I was impressed that the cover image is a photograph by Peter Hujar called “Orgasmic Man.” That made me trust Yanagihara right there, that she is coming from a place where she understands art and queer history. (The image at first glance seems to be of a man wincing in pain, but in fact, of course, he’s in what is supposed to be a moment of bliss.)
While the book isn’t very outwardly “political,” in fact is set in a cleverly nondescript present over the course of thirty years, the details of Jude’s sexual abuse as an abandoned, exploited kid and subsequent anguish/low self-esteem/cutting are piercing and true. Another irony that’s slowly revealed: he isn’t able to enjoy sex and he never does, even with the one person he adores. He cuts himself frequently and is unable to open up about his past. The last part of the book is tragic because the one person whom he’s revealed himself to has died and he simply can’t open up to anyone else, even long-standing friends and mentors.

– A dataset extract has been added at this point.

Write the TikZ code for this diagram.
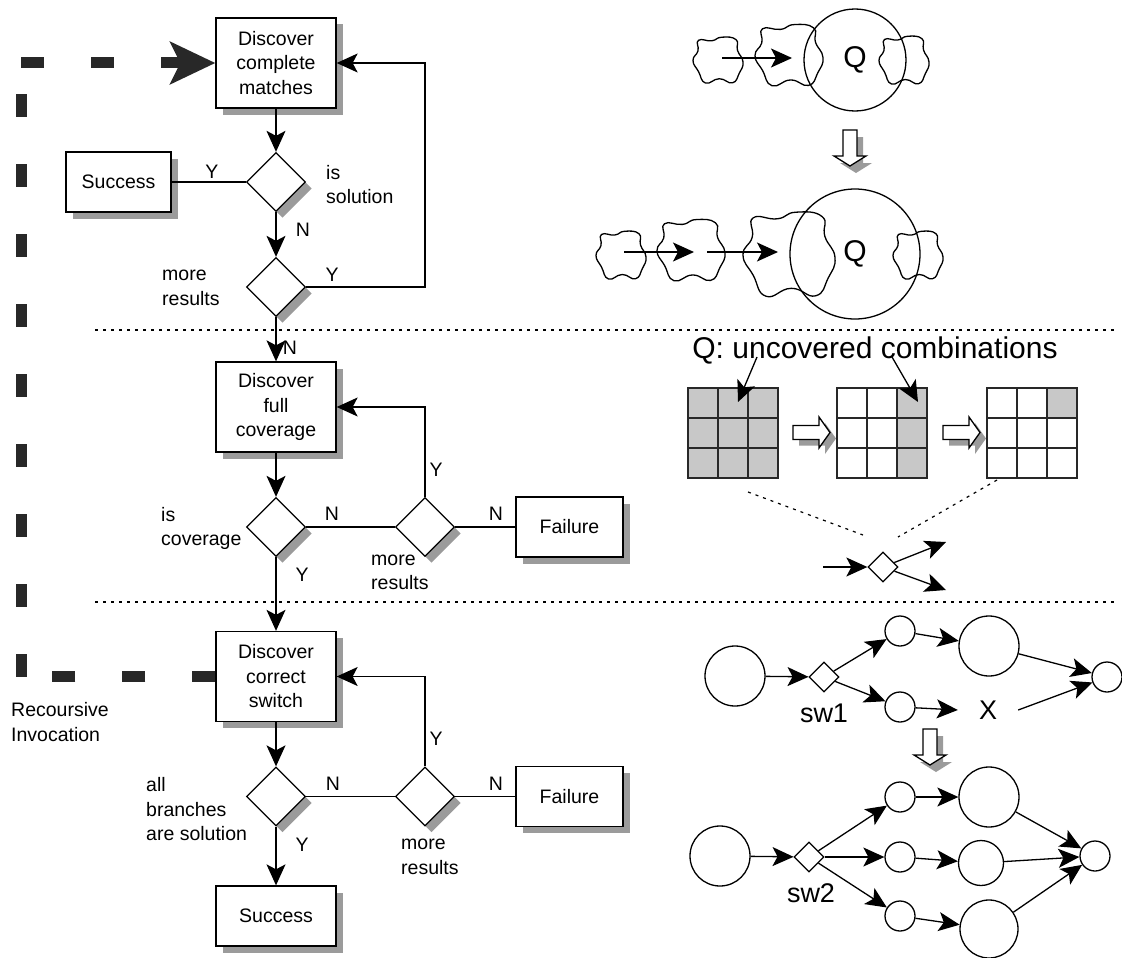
\documentclass[tikz,border=0pt]{standalone}
\usepackage{fontspec}
\setmainfont{Liberation Sans}
\usetikzlibrary{arrows.meta,shapes.geometric,shadows}
\definecolor{shadowgray}{RGB}{155,155,155}
\definecolor{cellgray}{RGB}{200,200,200}
\definecolor{inkgray}{RGB}{40,40,40}
\begin{document}
\begin{tikzpicture}[x=1pt,y=-1pt,
  >={Stealth[length=21pt,width=19pt,inset=5pt]},
  conn/.style={line width=1.3pt},
  lbl/.style={font=\fontsize{19.5}{24.5}\selectfont, inner sep=0pt},
  lbll/.style={lbl, anchor=west, align=left},
  shad/.style={drop shadow={shadow xshift=6.5pt, shadow yshift=-6.5pt, fill=shadowgray, opacity=1}},
  box/.style={draw, line width=1.3pt, fill=white, shad, align=center, inner sep=0pt, font=\fontsize{19.5}{24.5}\selectfont},
  dec/.style={draw, shape=diamond, line width=1.3pt, fill=white, shad, minimum width=59pt, minimum height=59pt, inner sep=0pt, aspect=1},
  dotline/.style={line width=1.2pt, dash pattern=on 3pt off 5pt},
  recur/.style={line width=11pt, color=inkgray, dash pattern=on 23pt off 47pt},
  qfont/.style={font=\fontsize{30}{36}\selectfont},
  gcirc/.style={draw, circle, line width=1.3pt, fill=white, inner sep=0pt},
  gsw/.style={draw, shape=diamond, line width=1.3pt, fill=white, minimum width=30pt, minimum height=30pt, inner sep=0pt, aspect=1},
  glabel/.style={font=\fontsize{27}{32}\selectfont, inner sep=0pt},
  gridl/.style={line width=1.5pt, color=inkgray},
  blob/.pic={\draw[line width=1.3pt] plot[smooth cycle, tension=0.85] coordinates {(-1.00,0.02) (-0.80,-0.38) (-0.78,-0.82) (-0.25,-0.80) (0.15,-0.95) (0.72,-0.85) (0.78,-0.40) (1.00,0.08) (0.85,0.55) (0.58,0.95) (0.05,0.78) (-0.50,0.96) (-0.78,0.48)};},
  darrow/.pic={
    \fill[shadowgray] (-1,7) -- (13,7) -- (13,33) -- (22,33) -- (6,43) -- (-10,33) -- (-1,33) -- cycle;
    \draw[line width=1.3pt, fill=white] (-7,0) -- (7,0) -- (7,26) -- (16,26) -- (0,36) -- (-16,26) -- (-7,26) -- cycle;},
  rarrow/.pic={
    \fill[shadowgray] (6,-1) -- (32,-1) -- (32,-9.5) -- (43,6) -- (32,21.5) -- (32,13) -- (6,13) -- cycle;
    \draw[line width=1.3pt, fill=white] (0,-7) -- (26,-7) -- (26,-15.5) -- (37,0) -- (26,15.5) -- (26,7) -- (0,7) -- cycle;},
  gridlines/.pic={
    \draw[gridl] (0,0) rectangle (90,90);
    \draw[gridl] (30,0) -- (30,90) (60,0) -- (60,90) (0,30) -- (90,30) (0,60) -- (90,60);}
]
\fill[white] (0,0) rectangle (1122,958);
\useasboundingbox (0,0) rectangle (1122,958);

% separators
\coordinate (sepa1) at (95,330);
\coordinate (sepa2) at (1115,330);
\coordinate (sepb1) at (95,602);
\coordinate (sepb2) at (1115,602);
\draw[dotline] (sepa1) -- (sepa2);
\draw[dotline] (sepb1) -- (sepb2);

% flowchart nodes
\node[box, minimum width=120pt, minimum height=90pt] (b1) at (276,63) {Discover\\complete\\matches};
\node[box, minimum width=105pt, minimum height=60pt] (s1) at (118.5,182) {Success};
\node[dec] (d1) at (276,182) {};
\node[dec] (d2) at (276,287) {};
\node[box, minimum width=120pt, minimum height=90pt] (b2) at (276,407) {Discover\\full\\coverage};
\node[dec] (d3) at (276,527) {};
\node[dec] (d4) at (425,527) {};
\node[box, minimum width=107pt, minimum height=60pt] (f1) at (569.5,527) {Failure};
\node[box, minimum width=120pt, minimum height=90pt] (b3) at (276,676.5) {Discover\\correct\\switch};
\node[dec] (d5) at (276,796.5) {};
\node[dec] (d6) at (425,796.5) {};
\node[box, minimum width=107pt, minimum height=60pt] (f2) at (569.5,796.5) {Failure};
\node[box, minimum width=120pt, minimum height=60pt] (s2) at (276,916) {Success};

% flowchart connectors
\draw[conn,->] (b1) -- (d1);
\draw[conn] (s1) -- (d1);
\draw[conn,->] (d1) -- (d2);
\coordinate (c1) at (425,287);
\draw[conn,->] (d2.east) -- (c1) |- (b1.east);
\draw[conn,->] (d2) -- (b2);
\draw[conn,->] (b2) -- (d3);
\draw[conn] (d3) -- (d4);
\draw[conn] (d4) -- (f1);
\draw[conn,->] (d4.north) |- (b2.east);
\draw[conn,->] (d3) -- (b3);
\draw[conn,->] (b3) -- (d5);
\draw[conn] (d5) -- (d6);
\draw[conn] (d6) -- (f2);
\draw[conn,->] (d6.north) |- (b3.east);
\draw[conn,->] (d5) -- (s2);

% recursive invocation
\coordinate (rb) at (21,676.5);
\coordinate (rt) at (21,63);
\draw[recur] (b3.west) -- (rb);
\draw[recur] (rb) -- (rt);
\draw[recur, -{Stealth[length=45pt,width=42pt,inset=10pt]}] (rt) -- (b1.west);

% labels
\node[lbl] (ly1) at (212,172) {Y};
\node[lbll] (lsol) at (326,184.5) {is\\solution};
\node[lbl] (ln1) at (303,230) {N};
\node[lbll] (lmr1) at (162,288) {more\\results};
\node[lbl] (ly2) at (332,275) {Y};
\node[lbl] (ln2) at (290,348) {N};
\node[lbll] (lcov) at (161,528.5) {is\\coverage};
\node[lbl] (ln3) at (332,514) {N};
\node[lbl] (ln4) at (496,514) {N};
\node[lbl] (ly3) at (436,470) {Y};
\node[lbll] (lmr2) at (371,572.5) {more\\results};
\node[lbl] (ly4) at (302,575) {Y};
\node[lbll] (lall) at (146,809.5) {all\\branches\\are solution};
\node[lbl] (ln5) at (333,784) {N};
\node[lbl] (ln6) at (496,784) {N};
\node[lbl] (ly5) at (436,739) {Y};
\node[lbl] (ly6) at (302,845) {Y};
\node[lbll] (lmr3) at (401,857) {more\\results};
\node[lbll] (lrec) at (11,722) {Recoursive\\Invocation};

% ---- top right: blobs and Q
\node[draw, circle, line width=1.3pt, minimum size=102pt, inner sep=0pt, qfont] (Q1) at (855,60) {Q};
\pic[xscale=25, yscale=24] at (718,60) {blob};
\pic[xscale=34, yscale=32] at (789,55) {blob};
\pic[xscale=25, yscale=25] at (904,60) {blob};
\coordinate (a1s) at (722,58);
\coordinate (a1e) at (792,58);
\draw[conn,->] (a1s) -- (a1e);

\pic at (850,130) {darrow};

\node[draw, circle, line width=1.3pt, minimum size=130pt, inner sep=0pt, qfont] (Q2) at (855,254) {Q};
\pic[xscale=25, yscale=25] at (621,255) {blob};
\pic[xscale=34, yscale=32] at (691,250) {blob};
\pic[xscale=46, yscale=44] at (789,254) {blob};
\pic[xscale=25, yscale=25] at (918,255) {blob};
\coordinate (a2s) at (624,252);
\coordinate (a2e) at (694,252);
\coordinate (a3s) at (707,252);
\coordinate (a3e) at (778,252);
\draw[conn,->] (a2s) -- (a2e);
\draw[conn,->] (a3s) -- (a3e);

% ---- middle right: grids
\node[qfont, inner sep=0pt] (qt) at (875,350) {Q: uncovered combinations};
\fill[cellgray] (688,388) rectangle (778,478);
\pic at (688,388) {gridlines};
\fill[cellgray] (897,388) rectangle (927,478);
\pic at (837,388) {gridlines};
\fill[cellgray] (1047,388) rectangle (1077,418);
\pic at (987,388) {gridlines};
\pic at (793,432.5) {rarrow};
\pic at (943,432.5) {rarrow};
\coordinate (qa1) at (757,357);
\coordinate (qb1) at (738,402);
\coordinate (qa2) at (892,357);
\coordinate (qb2) at (918,402);
\draw[conn,->] (qa1) -- (qb1);
\draw[conn,->] (qa2) -- (qb2);

\coordinate (dl1) at (748,492);
\coordinate (dl2) at (863,535);
\coordinate (dr1) at (997,480);
\coordinate (dr2) at (898,537);
\draw[dotline] (dl1) -- (dl2);
\draw[dotline] (dr1) -- (dr2);
\node[gsw] (sw0) at (883,567) {};
\coordinate (sw0in) at (823,567);
\coordinate (sw0a) at (946,542);
\coordinate (sw0b) at (946,590);
\draw[conn,->] (sw0in) -- (sw0);
\draw[conn,->] (sw0) -- (sw0a);
\draw[conn,->] (sw0) -- (sw0b);

% ---- bottom right: switch graphs
\node[gcirc, minimum size=60pt] (L1) at (735,676) {};
\node[gsw] (sw1) at (824,677) {};
\node[glabel] (sw1l) at (824,713) {sw1};
\node[gcirc, minimum size=30pt] (S1) at (900,631) {};
\node[gcirc, minimum size=30pt] (S2) at (900,707) {};
\node[gcirc, minimum size=60pt] (B1) at (989,646) {};
\node[gcirc, minimum size=30pt] (F1) at (1107,677) {};
\node[glabel, minimum width=60pt] (X) at (988,710) {X};
\draw[conn,->] (L1) -- (sw1);
\draw[conn,->] (sw1) -- (S1);
\draw[conn,->] (sw1) -- (S2);
\draw[conn,->] (S1) -- (B1);
\draw[conn,->] (B1) -- (F1);
\draw[conn,->] (S2) -- (X.west);
\draw[conn,->] (X.east) -- (F1);

\pic at (930,729) {darrow};

\node[gcirc, minimum size=60pt] (L2) at (720,856) {};
\node[gsw] (sw2) at (809,857) {};
\node[glabel] (sw2l) at (811,893) {sw2};
\node[gcirc, minimum size=30pt] (S3) at (900,797) {};
\node[gcirc, minimum size=30pt] (S4) at (900,857) {};
\node[gcirc, minimum size=30pt] (S5) at (900,916) {};
\node[gcirc, minimum size=60pt] (B3) at (989,797) {};
\node[gcirc, minimum size=45pt] (B4) at (981,863) {};
\node[gcirc, minimum size=58pt] (B5) at (989,929) {};
\node[gcirc, minimum size=30pt] (F2) at (1095,856) {};
\draw[conn,->] (L2) -- (sw2);
\draw[conn,->] (sw2) -- (S3);
\draw[conn,->] (sw2) -- (S4);
\draw[conn,->] (sw2) -- (S5);
\draw[conn,->] (S3) -- (B3);
\draw[conn,->] (S4) -- (B4);
\draw[conn,->] (S5) -- (B5);
\draw[conn,->] (B3) -- (F2);
\draw[conn,->] (B4) -- (F2);
\draw[conn,->] (B5) -- (F2);
\end{tikzpicture}
\end{document}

The book takes Jude on an arc from self-possessed young lawyer to lonely, suicidal guy, to the happy years with Willem where he is as “together” as he’s going to be, and then, after the dreadful loss, he falls apart and becomes childllike and feral, slowly disappearing. But by then I had experienced so much of his past that I understand his ultimate decision very well.
I’m sure there are people who rely on their friends to get by after wretched pasts. But this engrossing novel does jibe with my own experience that being loved, at a deeper level of intimacy, is necessary for survival. I liked the progressive attitude towards sexuality in this book, the sophisticated understanding of sexual fluidity. But I do think A Little Life has a fairly traditional message at heart.
Yanagihara has said that she tried to make the novel as generous as possible in the sense that the reader can really feel intimacy with the characters. She has succeeded marvellously in this. I read it over two days and felt pulled immediately into the characters’ world. It was a little hard to transition back to my world!
A book like this doesn’t come along every day.